All indications are that Donald Trump understands none of this, and that he has no concept of what the real consequences of his policy are likely to be for the empire he claims to love. In this, he reflects a common historical phenomenon. Every empire reaches a stage when the returns from routine extraction of its subject populations outrun those from any sort of innovation or industry-building, and so the imperial rulership grows torpid cashing checks off of accounts funded by an earlier generation of conquerors. They forget the brutal realism their grandparents adopted as they first built the order’s machinery, losing track of their true interests and the unflattering sources of their inherited power.
When entropy’s inevitable decay finally sets in on their state of affairs, they make gross political errors, and if they manage to survive the resulting fall out, it’s only to bide time in a way station along the empire’s ultimate, irreversible decline. It seems impossible that the world’s most powerful interests could be so foolish, but it is in fact inevitable. We are watching it all unfold live on TV right now.
Now the most important question of all: how will the rest of the world respond? At large, capital will likely press subordinate states into attempts at concession -- we are beginning to see this already. Equity markets chasing any immediate term reason to rally might even pop as Trump walks back some of the biggest, baddest tariffs, but longer-term business investment must pause as it swallows the costs of this chaos. And again, as long as Trump and his team stick to the aim of eliminating trade deficits, they will find it impossible to roll back restrictions on economies built over decades to supply us with the neverending fodder of consumerism in return for just the right to sell us even more tomorrow.
One economy, of course, is essentially immune to such pressure from capital -- China, the biggest and most important of all. In an editorial in the People’s Daily over the weekend, the party said in so many words that only the swiftness of this error has surprised them, they’ve been preparing for years to weather the storm of terminal American decadence. Their quick retaliation with massive tariffs of their own indicates their lack of intimidation, and Trump’s own reactionary obstinacy makes any near-term reconciliation all but impossible.
Even if he jerks Wall Street around by playing cute with the rest of the world, delaying and reducing duties in his own striptease of faux magnanimity, the costs of doing business with our most critical trading partner have ratcheted up for no reason, with nothing coming in return. The best case scenario is a disaster.

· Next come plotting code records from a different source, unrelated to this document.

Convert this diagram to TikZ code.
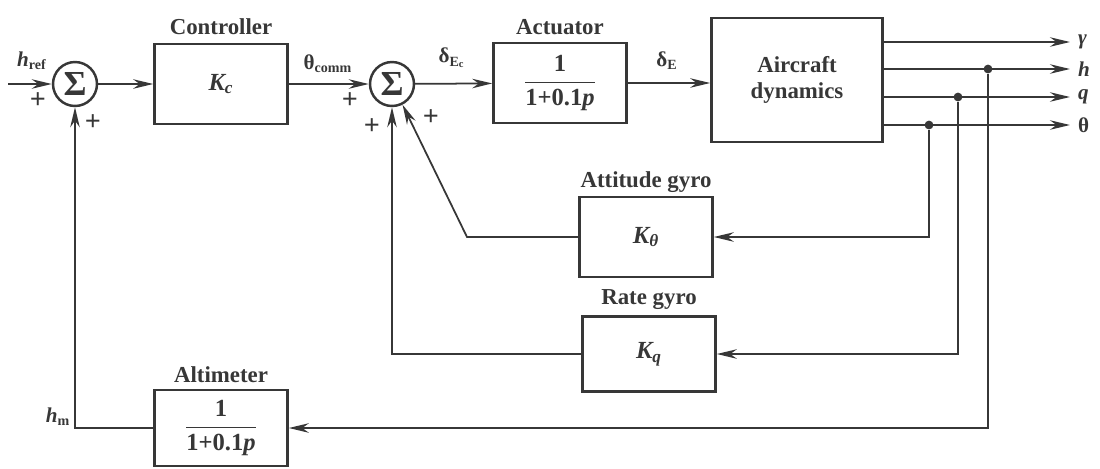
\documentclass[tikz,border=0pt]{standalone}
\usepackage{fontspec}
\usepackage{amsmath}
\setmainfont{Liberation Serif}
\usetikzlibrary{arrows.meta, positioning, calc}
\definecolor{inkgray}{RGB}{55,55,55}

\begin{document}
\begin{tikzpicture}[x=0.02cm, y=-0.02cm,
  every node/.style={text=inkgray, font=\bfseries\fontsize{13}{15}\selectfont},
  blk/.style={draw=inkgray, line width=1.5pt, minimum width=2.66cm,
    minimum height=1.6cm, align=center, inner sep=2pt},
  sumj/.style={draw=inkgray, circle, line width=1.4pt, minimum size=0.88cm,
    inner sep=0pt, font=\bfseries\fontsize{20}{20}\selectfont},
  lab/.style={font=\bfseries\fontsize{13}{15}\selectfont, inner sep=1pt},
  sig/.style={font=\bfseries\fontsize{12}{14}\selectfont, inner sep=1pt},
  sgn/.style={font=\bfseries\fontsize{16}{16}\selectfont, inner sep=0pt},
  frac/.style={font=\bfseries\fontsize{14}{16}\selectfont},
  dot/.style={circle, fill=inkgray, inner sep=0pt, minimum size=5pt},
  arr/.style={-{Stealth[length=4mm, width=1.9mm]}, line width=1pt, draw=inkgray},
  ln/.style={line width=1pt, draw=inkgray}
]
  \useasboundingbox (0,0) rectangle (1100,468);

  % forward path
  \coordinate (in) at (8,84);
  \node[sumj] (s1) at (75,84) {Σ};
  \node[blk, font=\bfseries\itshape\fontsize{14}{16}\selectfont] (ctrl) at (221,84)
    {K\textsubscript{c}};
  \node[sumj] (s2) at (392,84) {Σ};
  \node[blk, frac] (act) at (560,83) {$\dfrac{\text{1}}{\text{1+0.1\textit{p}}}$};
  \node[blk, minimum width=3.42cm, minimum height=2.48cm] (air) at (797,80)
    {Aircraft\\dynamics};

  \node[lab] at (221,27) {Controller};
  \node[lab] at (560,27) {Actuator};

  % feedback blocks
  \node[blk, font=\bfseries\itshape\fontsize{14}{16}\selectfont] (att) at (646,237)
    {K\textsubscript{θ}};
  \node[blk, minimum height=1.5cm, font=\bfseries\itshape\fontsize{14}{16}\selectfont]
    (rate) at (649,354) {K\textsubscript{q}};
  \node[blk, frac, minimum height=1.52cm] (alt) at (221,428)
    {$\dfrac{\text{1}}{\text{1+0.1\textit{p}}}$};

  \node[lab] at (646,182) {Attitude gyro};
  \node[lab] at (649,300) {Rate gyro};
  \node[lab] at (221,375) {Altimeter};

  % outputs
  \coordinate (ogam) at (1070,42);
  \coordinate (oh) at (1070,69);
  \coordinate (oq) at (1070,97);
  \coordinate (oth) at (1070,125);
  \node[dot] (jh) at (988,69) {};
  \node[dot] (jq) at (958,97) {};
  \node[dot] (jth) at (929,125) {};

  \draw[arr] (air.east |- ogam) -- (ogam);
  \draw[arr] (air.east |- oh) -- (oh);
  \draw[arr] (air.east |- oq) -- (oq);
  \draw[arr] (air.east |- oth) -- (oth);

  \node[sig, anchor=west] at (1076,42) {\textit{γ}};
  \node[sig, anchor=west] at (1076,69) {\textit{h}};
  \node[sig, anchor=west] at (1076,97) {\textit{q}};
  \node[sig, anchor=west] at (1076,125) {θ};

  % forward connectors
  \draw[arr] (in) -- (s1);
  \draw[arr] (s1) -- (ctrl);
  \draw[arr] (ctrl) -- (s2);
  \draw[arr] (s2) -- (act);
  \draw[arr] (act) -- (air.west |- act);

  % feedback connectors
  \coordinate (attbend) at (467,237);
  \draw[arr] (jth) |- (att.east);
  \draw[arr] (jq) |- (rate.east);
  \draw[arr] (jh) |- (alt.east);
  \draw[arr] (att.west) -- (attbend) -- (s2.-63);
  \draw[arr] (rate.west) -| (s2.south);
  \draw[arr] (alt.west) -| (s1.south);

  % signal names and signs
  \node[sig] at (32,61) {\textit{h}\textsubscript{ref}};
  \node[sig] at (328,64) {θ\textsubscript{comm}};
  \node[sig] at (452,58) {δ\textsubscript{E\textsubscript{c}}};
  \node[sig] at (667,61) {δ\textsubscript{E}};
  \node[sig] at (58,417) {\textit{h}\textsubscript{m}};

  \node[sgn] at (38,101) {+};
  \node[sgn] at (93,123) {+};
  \node[sgn] at (350,101) {+};
  \node[sgn] at (372,127) {+};
  \node[sgn] at (431,118) {+};
\end{tikzpicture}
\end{document}
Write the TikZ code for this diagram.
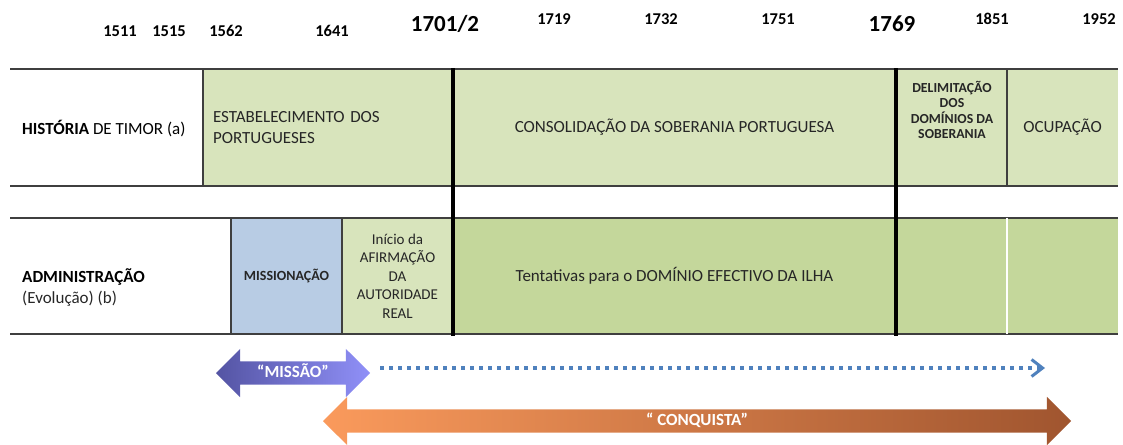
\documentclass[tikz,border=0pt]{standalone}
\usepackage{fontspec}
\setmainfont{Carlito}
\usetikzlibrary{shapes.arrows,arrows.meta}
\definecolor{histgreen}{HTML}{D8E4BC}
\definecolor{admgreen}{HTML}{C4D79B}
\definecolor{missblue}{HTML}{B8CCE4}
\definecolor{rulegray}{HTML}{3F3F3F}
\definecolor{txtgray}{HTML}{262626}
\definecolor{dotblue}{HTML}{4F81BD}
\definecolor{missdark}{HTML}{5454A3}
\definecolor{misslight}{HTML}{9090F8}
\definecolor{conqlight}{HTML}{FA9A5C}
\definecolor{conqdark}{HTML}{A0552F}
\begin{document}
\begin{tikzpicture}[x=1pt, y=-1pt,
  year/.style={font=\bfseries\fontsize{16.5}{19}\selectfont},
  bigyear/.style={font=\bfseries\fontsize{23}{27}\selectfont},
  cell/.style={rectangle, inner sep=0pt, text=txtgray, align=center, font=\fontsize{17}{21}\selectfont},
  rowlabel/.style={anchor=west, inner sep=0pt, align=left, font=\fontsize{17}{21}\selectfont},
  thinrule/.style={rulegray, line width=1.5pt},
  thickrule/.style={black, line width=4pt},
  dotline/.style={dotblue, line width=3.5pt, dash pattern=on 3.5pt off 5.5pt, -{Straight Barb[length=11pt, width=17pt, line width=3pt]}},
  bigarrow/.style={double arrow, double arrow head extend=12.5pt, inner xsep=0pt, inner ysep=4pt, text height=12pt, text depth=3pt, text=white, font=\bfseries\fontsize{17}{20}\selectfont}]
\useasboundingbox (0,0) rectangle (1123,444);
\node[year] (y1511) at (120,31) {1511};
\node[year] (y1515) at (169,31) {1515};
\node[year] (y1562) at (226,31) {1562};
\node[year] (y1641) at (332,31) {1641};
\node[bigyear] (y1701) at (445,24) {1701/2};
\node[year] (y1719) at (554,19) {1719};
\node[year] (y1732) at (661,19) {1732};
\node[year] (y1751) at (778,19) {1751};
\node[bigyear] (y1769) at (892,24) {1769};
\node[year] (y1851) at (992,19) {1851};
\node[year] (y1952) at (1099,19) {1952};
\node[rowlabel] (histlabel) at (22,129) {\textbf{HISTÓRIA} DE TIMOR (a)};
\node[cell, fill=histgreen, minimum width=250pt, minimum height=117pt, text width=230pt, align=left] (estab) at (328,127.5) {ESTABELECIMENTO DOS\\PORTUGUESES};
\node[cell, fill=histgreen, minimum width=443pt, minimum height=117pt] (consol) at (674.5,127.5) {CONSOLIDAÇÃO DA SOBERANIA PORTUGUESA};
\node[cell, fill=histgreen, minimum width=111pt, minimum height=117pt] (delim) at (951.5,127.5) {};
\node[cell, font=\bfseries\fontsize{13.8}{15.5}\selectfont] (delimtxt) at (952,110) {DELIMITAÇÃO\\DOS\\DOMÍNIOS DA\\SOBERANIA};
\node[cell, fill=histgreen, minimum width=111pt, minimum height=117pt] (ocup) at (1062.5,127.5) {OCUPAÇÃO};
\node[rowlabel] (admlabel) at (22,288) {\textbf{ADMINISTRAÇÃO}\\{\color{txtgray}(Evolução) (b)}};
\node[cell, fill=missblue, minimum width=111pt, minimum height=116pt, font=\bfseries\fontsize{14}{16}\selectfont] (miss) at (286.5,276) {MISSIONAÇÃO};
\node[cell, fill=histgreen, minimum width=111pt, minimum height=116pt, font=\fontsize{15}{18.5}\selectfont] (inicio) at (397.5,276) {Início da\\AFIRMAÇÃO\\DA\\AUTORIDADE\\REAL};
\node[cell, fill=admgreen, minimum width=443pt, minimum height=116pt] (tent) at (674.5,276) {Tentativas para o DOMÍNIO EFECTIVO DA ILHA};
\node[cell, fill=admgreen, minimum width=111pt, minimum height=116pt] (adma) at (951.5,276) {};
\node[cell, fill=admgreen, minimum width=111pt, minimum height=116pt] (admb) at (1062.5,276) {};
\draw[thinrule] (10,69) -- (1118,69);
\draw[thinrule] (10,186) -- (1118,186);
\draw[thinrule] (10,218) -- (1118,218);
\draw[thinrule] (10,334) -- (1118,334);
\draw[thinrule] (estab.north west) -- (estab.south west);
\draw[thinrule] (ocup.north west) -- (ocup.south west);
\draw[thinrule] (miss.north west) -- (miss.south west);
\draw[thinrule] (inicio.north west) -- (inicio.south west);
\draw[white, line width=1.5pt] (admb.north west) -- (admb.south west);
\draw[thickrule] (453,68) -- (453,336);
\draw[thickrule] (896,68) -- (896,336);
\node[bigarrow, minimum height=748pt, left color=conqlight, right color=conqdark] (conquista) at (697,421) {“ CONQUISTA”};
\node[bigarrow, minimum height=154pt, left color=missdark, right color=misslight] (missao) at (293,373) {“MISSÃO”};
\coordinate (dotstart) at (380,368);
\coordinate (dotend) at (1045,368);
\draw[dotline] (dotstart) -- (dotend);
\end{tikzpicture}
\end{document}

But if China is able to give its Global South peers an opportunity to make up much of the business lost to the United States, it could give the world’s productive classes just enough leverage to shift away from the dollar order that’s extracted the best of their energy and wealth for these long American generations. The fact that the U.S. leadership is leaned so far over their feet in this very direction now makes yanking down the dollar empire not only possible, but likely -- a reality reflected in the dollar’s recent, ominous, and unexpected decline.
For those of us enjoying the comforts of an imperial lifestyle, the costs will be impossible to avoid, but like everything else we will each learn to tolerate them. Perhaps we can assuage some of those difficulties by watching a new world being born, one where the full development of human potential becomes a new possibility. A development not so-called because these nations are now able to buy tomorrow’s garbage to distract from loneliness today, but a true reward for the collectives that held these communities together in the sad era of our brutal global empire. An era now, in chaos but in certainty, coming to an end.